◆ DATA SEGMENT
<<<<
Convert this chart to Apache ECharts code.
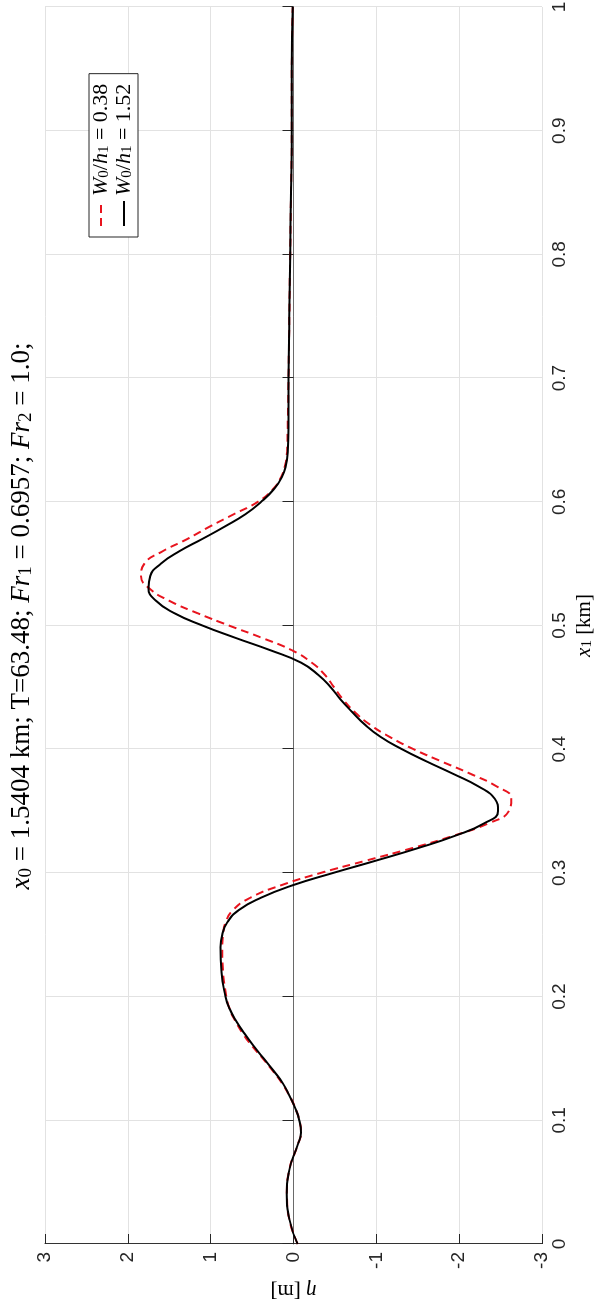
<!DOCTYPE html>
<html>
<head>
<meta charset="utf-8">
<script src="https://cdn.jsdelivr.net/npm/echarts@6/dist/echarts.min.js"></script>
<style>
  html, body { margin: 0; padding: 0; background: #fff; width: 601px; height: 1308px; overflow: hidden; }
  /* the figure is laid out landscape and turned a quarter turn counter-clockwise */
  #chart { position: absolute; left: 0; top: 0; width: 1308px; height: 601px;
           transform-origin: 0 0; transform: translate(0, 1308px) rotate(-90deg); }
</style>
</head>
<body>
<div id="chart"></div>
<script>
// along-channel position x1 [km]
const x1Km = [0, 0.02, 0.04, 0.06, 0.08, 0.09, 0.10, 0.11, 0.12, 0.13, 0.14, 0.15, 0.16, 0.17, 0.18, 0.19, 0.20,
  0.22, 0.24, 0.25, 0.26, 0.27, 0.28, 0.29, 0.30, 0.31, 0.32, 0.33, 0.34, 0.35, 0.36, 0.37, 0.38, 0.39, 0.40,
  0.41, 0.42, 0.43, 0.44, 0.45, 0.46, 0.47, 0.48, 0.49, 0.50, 0.51, 0.52, 0.53, 0.54, 0.55, 0.56, 0.57, 0.58,
  0.59, 0.60, 0.61, 0.62, 0.63, 0.64, 0.66, 0.70, 0.75, 0.80, 0.85, 0.90, 0.95, 1.0];

// interface displacement eta [m], W0/h1 = 0.38
const etaW038 = [-0.05, 0.05, 0.08, 0.05, -0.05, -0.09, -0.07, -0.02, 0.05, 0.14, 0.25, 0.37, 0.50, 0.61, 0.70, 0.77, 0.81,
  0.85, 0.86, 0.85, 0.82, 0.73, 0.52, 0.15, -0.33, -0.88, -1.43, -1.93, -2.35, -2.60, -2.63, -2.45, -2.14, -1.79, -1.45,
  -1.16, -0.92, -0.74, -0.60, -0.49, -0.38, -0.22, 0.02, 0.38, 0.78, 1.16, 1.50, 1.74, 1.84, 1.80, 1.58, 1.28, 1.01,
  0.72, 0.43, 0.25, 0.15, 0.10, 0.08, 0.07, 0.06, 0.05, 0.04, 0.03, 0.02, 0.02, 0.01];

// interface displacement eta [m], W0/h1 = 1.52
const etaW152 = [-0.05, 0.05, 0.08, 0.05, -0.05, -0.09, -0.07, -0.02, 0.05, 0.13, 0.24, 0.36, 0.48, 0.59, 0.69, 0.77, 0.82,
  0.87, 0.88, 0.86, 0.80, 0.66, 0.39, 0.01, -0.48, -1.00, -1.50, -1.95, -2.30, -2.47, -2.43, -2.23, -1.93, -1.61, -1.31,
  -1.05, -0.86, -0.71, -0.57, -0.45, -0.30, -0.09, 0.28, 0.70, 1.10, 1.44, 1.66, 1.75, 1.73, 1.60, 1.38, 1.10, 0.83,
  0.58, 0.39, 0.24, 0.14, 0.09, 0.07, 0.06, 0.06, 0.05, 0.04, 0.03, 0.02, 0.02, 0.01];

const seriesNames = ['W0/h1 = 0.38', 'W0/h1 = 1.52'];
const legendRich = {
  '0.38': '{i|W}{s|0}{n|/}{i|h}{s|1}{n| = 0.38}',
  '1.52': '{i|W}{s|0}{n|/}{i|h}{s|1}{n| = 1.52}'
};
const titleText = '{i|x}{s|0}{n| = 1.5404 km; T=63.48; }{i|Fr}{s|1}{n| = 0.6957; }{i|Fr}{s|2}{n| = 1.0;}';

const SERIF = '"Liberation Serif", "DejaVu Serif", serif';
const SANS = '"Liberation Sans", Arial, sans-serif';
const INK = '#262626';

function richSet(size) {
  return {
    n: { fontFamily: SERIF, fontSize: size, color: '#000' },
    i: { fontFamily: SERIF, fontSize: size, fontStyle: 'italic', color: '#000' },
    s: { fontFamily: SERIF, fontSize: Math.round(size * 0.7), color: '#000', verticalAlign: 'bottom', lineHeight: Math.round(size * 0.6) }
  };
}

const pairs = (ys) => x1Km.map((x, k) => [x, ys[k]]);

const chart = echarts.init(document.getElementById('chart'), null, { renderer: 'canvas' });
chart.setOption({
  animation: false,
  backgroundColor: '#fff',
  grid: { left: 64, right: 7, top: 45, bottom: 59, containLabel: false, outerBoundsMode: 'none' },
  graphic: [{
    type: 'text', x: 692, y: 22, z: 10,
    style: { text: titleText, rich: richSet(27), align: 'center', verticalAlign: 'middle',
             fontFamily: SERIF, fontSize: 27, fill: '#000' }
  }],
  legend: {
    orient: 'vertical', left: 1071, top: 89,
    padding: [1, 10, 3, 10], itemGap: 1, itemWidth: 25, itemHeight: 20,
    borderColor: INK, borderWidth: 1, borderRadius: 0, backgroundColor: '#fff',
    data: seriesNames,
    itemStyle: { opacity: 0 },
    formatter: (name) => legendRich[name.slice(-4)],
    textStyle: { fontFamily: SERIF, fontSize: 22, color: '#000', rich: richSet(22) }
  },
  xAxis: {
    type: 'value', min: 0, max: 1, interval: 0.1,
    name: '{i|x}{s|1}{n| [km]}', nameLocation: 'middle', nameGap: 31,
    nameTextStyle: { fontFamily: SERIF, fontSize: 21, color: INK, rich: richSet(21) },
    axisLine: { show: true, lineStyle: { color: '#6a6a6a', width: 1 } },
    axisTick: { show: true, inside: true, length: 11, lineStyle: { color: INK } },
    axisLabel: { fontFamily: SANS, fontSize: 19, color: INK, margin: 8, hideOverlap: false },
    splitLine: { show: true, lineStyle: { color: '#e2e2e2', width: 1 } }
  },
  yAxis: {
    type: 'value', min: -3, max: 3, interval: 1,
    name: '{i|η}{n| [m]}', nameLocation: 'middle', nameGap: 33, nameRotate: 90,
    nameTextStyle: { fontFamily: SERIF, fontSize: 21, color: INK, rich: richSet(21) },
    axisLine: { show: true, lineStyle: { color: '#333', width: 1 } },
    axisTick: { show: true, inside: true, length: 10, lineStyle: { color: INK } },
    axisLabel: { fontFamily: SANS, fontSize: 19, color: INK, margin: 8, hideOverlap: false },
    splitLine: { show: true, lineStyle: { color: '#e2e2e2', width: 1 } }
  },
  series: [
    {
      name: seriesNames[0], type: 'line', data: pairs(etaW038),
      showSymbol: false, symbol: 'none', smooth: 0.5,
      lineStyle: { color: '#e8141e', width: 2, type: [8, 5] },
      itemStyle: { color: '#e8141e' }, z: 2
    },
    {
      name: seriesNames[1], type: 'line', data: pairs(etaW152),
      showSymbol: false, symbol: 'none', smooth: 0.5,
      lineStyle: { color: '#000', width: 2, type: 'solid' },
      itemStyle: { color: '#000' }, z: 3
    }
  ]
});
</script>
</body>
</html>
>>>>
◆ CHALLENGE
Except for the pictures, print the data above exactly.

◆ THE COMPLETED TASK
Convert this chart to Apache ECharts code.
<!DOCTYPE html>
<html>
<head>
<meta charset="utf-8">
<script src="https://cdn.jsdelivr.net/npm/echarts@6/dist/echarts.min.js"></script>
<style>
  html, body { margin: 0; padding: 0; background: #fff; width: 601px; height: 1308px; overflow: hidden; }
  /* the figure is laid out landscape and turned a quarter turn counter-clockwise */
  #chart { position: absolute; left: 0; top: 0; width: 1308px; height: 601px;
           transform-origin: 0 0; transform: translate(0, 1308px) rotate(-90deg); }
</style>
</head>
<body>
<div id="chart"></div>
<script>
// along-channel position x1 [km]
const x1Km = [0, 0.02, 0.04, 0.06, 0.08, 0.09, 0.10, 0.11, 0.12, 0.13, 0.14, 0.15, 0.16, 0.17, 0.18, 0.19, 0.20,
  0.22, 0.24, 0.25, 0.26, 0.27, 0.28, 0.29, 0.30, 0.31, 0.32, 0.33, 0.34, 0.35, 0.36, 0.37, 0.38, 0.39, 0.40,
  0.41, 0.42, 0.43, 0.44, 0.45, 0.46, 0.47, 0.48, 0.49, 0.50, 0.51, 0.52, 0.53, 0.54, 0.55, 0.56, 0.57, 0.58,
  0.59, 0.60, 0.61, 0.62, 0.63, 0.64, 0.66, 0.70, 0.75, 0.80, 0.85, 0.90, 0.95, 1.0];

// interface displacement eta [m], W0/h1 = 0.38
const etaW038 = [-0.05, 0.05, 0.08, 0.05, -0.05, -0.09, -0.07, -0.02, 0.05, 0.14, 0.25, 0.37, 0.50, 0.61, 0.70, 0.77, 0.81,
  0.85, 0.86, 0.85, 0.82, 0.73, 0.52, 0.15, -0.33, -0.88, -1.43, -1.93, -2.35, -2.60, -2.63, -2.45, -2.14, -1.79, -1.45,
  -1.16, -0.92, -0.74, -0.60, -0.49, -0.38, -0.22, 0.02, 0.38, 0.78, 1.16, 1.50, 1.74, 1.84, 1.80, 1.58, 1.28, 1.01,
  0.72, 0.43, 0.25, 0.15, 0.10, 0.08, 0.07, 0.06, 0.05, 0.04, 0.03, 0.02, 0.02, 0.01];

// interface displacement eta [m], W0/h1 = 1.52
const etaW152 = [-0.05, 0.05, 0.08, 0.05, -0.05, -0.09, -0.07, -0.02, 0.05, 0.13, 0.24, 0.36, 0.48, 0.59, 0.69, 0.77, 0.82,
  0.87, 0.88, 0.86, 0.80, 0.66, 0.39, 0.01, -0.48, -1.00, -1.50, -1.95, -2.30, -2.47, -2.43, -2.23, -1.93, -1.61, -1.31,
  -1.05, -0.86, -0.71, -0.57, -0.45, -0.30, -0.09, 0.28, 0.70, 1.10, 1.44, 1.66, 1.75, 1.73, 1.60, 1.38, 1.10, 0.83,
  0.58, 0.39, 0.24, 0.14, 0.09, 0.07, 0.06, 0.06, 0.05, 0.04, 0.03, 0.02, 0.02, 0.01];

const seriesNames = ['W0/h1 = 0.38', 'W0/h1 = 1.52'];
const legendRich = {
  '0.38': '{i|W}{s|0}{n|/}{i|h}{s|1}{n| = 0.38}',
  '1.52': '{i|W}{s|0}{n|/}{i|h}{s|1}{n| = 1.52}'
};
const titleText = '{i|x}{s|0}{n| = 1.5404 km; T=63.48; }{i|Fr}{s|1}{n| = 0.6957; }{i|Fr}{s|2}{n| = 1.0;}';

const SERIF = '"Liberation Serif", "DejaVu Serif", serif';
const SANS = '"Liberation Sans", Arial, sans-serif';
const INK = '#262626';

function richSet(size) {
  return {
    n: { fontFamily: SERIF, fontSize: size, color: '#000' },
    i: { fontFamily: SERIF, fontSize: size, fontStyle: 'italic', color: '#000' },
    s: { fontFamily: SERIF, fontSize: Math.round(size * 0.7), color: '#000', verticalAlign: 'bottom', lineHeight: Math.round(size * 0.6) }
  };
}

const pairs = (ys) => x1Km.map((x, k) => [x, ys[k]]);

const chart = echarts.init(document.getElementById('chart'), null, { renderer: 'canvas' });
chart.setOption({
  animation: false,
  backgroundColor: '#fff',
  grid: { left: 64, right: 7, top: 45, bottom: 59, containLabel: false, outerBoundsMode: 'none' },
  graphic: [{
    type: 'text', x: 692, y: 22, z: 10,
    style: { text: titleText, rich: richSet(27), align: 'center', verticalAlign: 'middle',
             fontFamily: SERIF, fontSize: 27, fill: '#000' }
  }],
  legend: {
    orient: 'vertical', left: 1071, top: 89,
    padding: [1, 10, 3, 10], itemGap: 1, itemWidth: 25, itemHeight: 20,
    borderColor: INK, borderWidth: 1, borderRadius: 0, backgroundColor: '#fff',
    data: seriesNames,
    itemStyle: { opacity: 0 },
    formatter: (name) => legendRich[name.slice(-4)],
    textStyle: { fontFamily: SERIF, fontSize: 22, color: '#000', rich: richSet(22) }
  },
  xAxis: {
    type: 'value', min: 0, max: 1, interval: 0.1,
    name: '{i|x}{s|1}{n| [km]}', nameLocation: 'middle', nameGap: 31,
    nameTextStyle: { fontFamily: SERIF, fontSize: 21, color: INK, rich: richSet(21) },
    axisLine: { show: true, lineStyle: { color: '#6a6a6a', width: 1 } },
    axisTick: { show: true, inside: true, length: 11, lineStyle: { color: INK } },
    axisLabel: { fontFamily: SANS, fontSize: 19, color: INK, margin: 8, hideOverlap: false },
    splitLine: { show: true, lineStyle: { color: '#e2e2e2', width: 1 } }
  },
  yAxis: {
    type: 'value', min: -3, max: 3, interval: 1,
    name: '{i|η}{n| [m]}', nameLocation: 'middle', nameGap: 33, nameRotate: 90,
    nameTextStyle: { fontFamily: SERIF, fontSize: 21, color: INK, rich: richSet(21) },
    axisLine: { show: true, lineStyle: { color: '#333', width: 1 } },
    axisTick: { show: true, inside: true, length: 10, lineStyle: { color: INK } },
    axisLabel: { fontFamily: SANS, fontSize: 19, color: INK, margin: 8, hideOverlap: false },
    splitLine: { show: true, lineStyle: { color: '#e2e2e2', width: 1 } }
  },
  series: [
    {
      name: seriesNames[0], type: 'line', data: pairs(etaW038),
      showSymbol: false, symbol: 'none', smooth: 0.5,
      lineStyle: { color: '#e8141e', width: 2, type: [8, 5] },
      itemStyle: { color: '#e8141e' }, z: 2
    },
    {
      name: seriesNames[1], type: 'line', data: pairs(etaW152),
      showSymbol: false, symbol: 'none', smooth: 0.5,
      lineStyle: { color: '#000', width: 2, type: 'solid' },
      itemStyle: { color: '#000' }, z: 3
    }
  ]
});
</script>
</body>
</html>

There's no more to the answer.